The JSA study breaks each occupation into tasks and scores them separately for automation and augmentation potential. Most occupations are a mix — some tasks get automated, others get enhanced, and some stay entirely human.
This is the most important mindset shift. Instead of asking "Will AI replace my job?" ask "Which of my tasks will AI handle, and what will I do with the time that frees up?"
For a general clerk, AI might handle data entry, filing, and routine correspondence. But the parts of the job that involve judgment calls, dealing with unusual situations, or coordinating between teams — those stay human. The workers who lean into those tasks are the ones who remain essential.
Browse the full rankings of all 358 occupations to see how different roles compare, or explore by industry to find where the growth is concentrated.
The Data Says Adapt, Not Panic
Investment bank Barrenjoey put it plainly: doomsday predictions of mass unemployment are exaggerated.
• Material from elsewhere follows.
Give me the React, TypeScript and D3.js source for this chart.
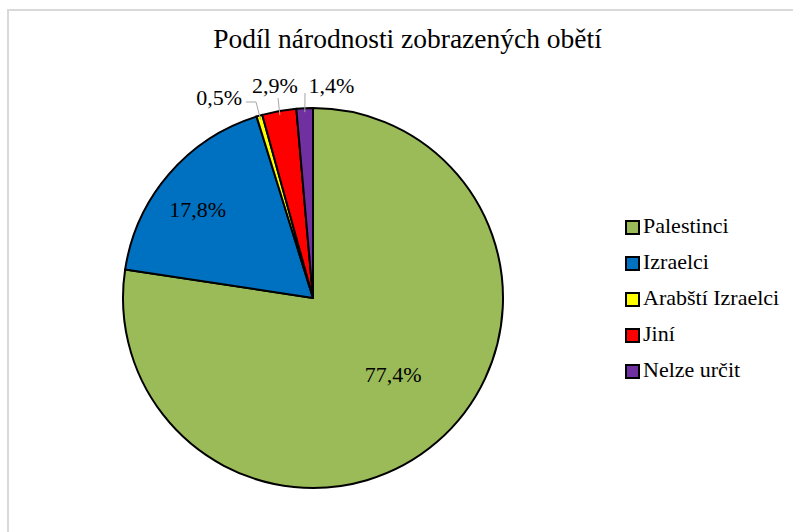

AI adoption and adaptation will take time.
The Snowflake/Omdia March 2026 study found that 74 per cent of ANZ organisations experienced increased hiring due to AI, compared with 50 per cent that experienced reductions. More jobs were created than lost. And Forrester's 2026 outlook predicted that half of AI-attributed layoffs would be quietly reversed.
None of this means AI risk is imaginary. If you're a keyboard operator or telemarketer, the numbers are real and the trend is clear. But for most Australians, the path forward is adaptation, not escape.
Check your occupation's score. Look at what's growing. Pick up some free training. And focus on the parts of your work that a machine can't do.